Ils sont nombreux, dans la région, à se lever à l’aube pour traire. On recense en effet quelque 360 producteurs de lait dans le Jura bernois, ce qui représente le 60% des agriculteurs. Chaque année, ils livrent près de 55 millions de kilos de lait. Il faut distinguer les producteurs de lait de fromagerie et ceux de lait d’industrie, deux catégories qui se répartissent à 50-50 selon des chiffres communiqués par la Chambre d’agriculture du Jura bernois (CAJB).

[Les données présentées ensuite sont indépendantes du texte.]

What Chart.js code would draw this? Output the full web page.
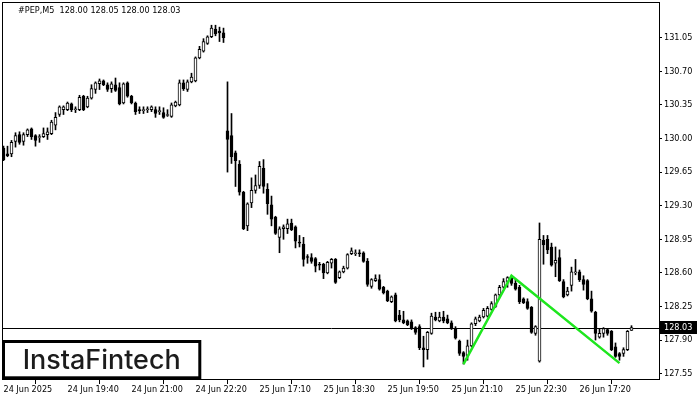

Par lait de fromagerie, on entend du lait issu de fourrage grossier, soit du foin et du regain pour environ 80% de la ration journalière de la vache. Donc de l’herbe séchée. L’ensilage est interdit pour la fabrication de fromage. Dans le Jura bernois, il existe plusieurs spécialités de fromage, mais en particulier la tête-de-moine et le gruyère qui bénéficient de l’appellation d’origine prouvée et qui répondent à un cahier des charges spécifiques pour leur production. Le lait de fromagerie est transformé dans une douzaine de fromageries et trois fromageries d’alpage (en particulier sur Chasseral).
Par lait d’industrie, on entend du lait non transformé en fromage (exception faite de quelques pâtes molles) destiné aux berlingots, aux yogourts, etc. Ce lait est produit notamment avec de l’ensilage, donc de l’herbe qui n’est pas séchée (juste préfanée) mais emballée hermétiquement puis affouragée à la crèche.
Le lait fait souvent parler de lui au sujet de son prix. La tendance? «Après une embellie très passagère, le prix repart à la baisse. En raison d’une importation toujours plus importante de fromages et de produits laitiers d’une part, et d’autre part pour différentes raisons difficiles à cerner (si ce n’est la météo). Le marché du lait en Suisse est très sensible et répond immédiatement par une baisse du prix en cas d’augmentation de la production, ne serait-ce que d’un ou deux pourcents», note Annemarie Hämmerli, secrétaire générale de la CAJB.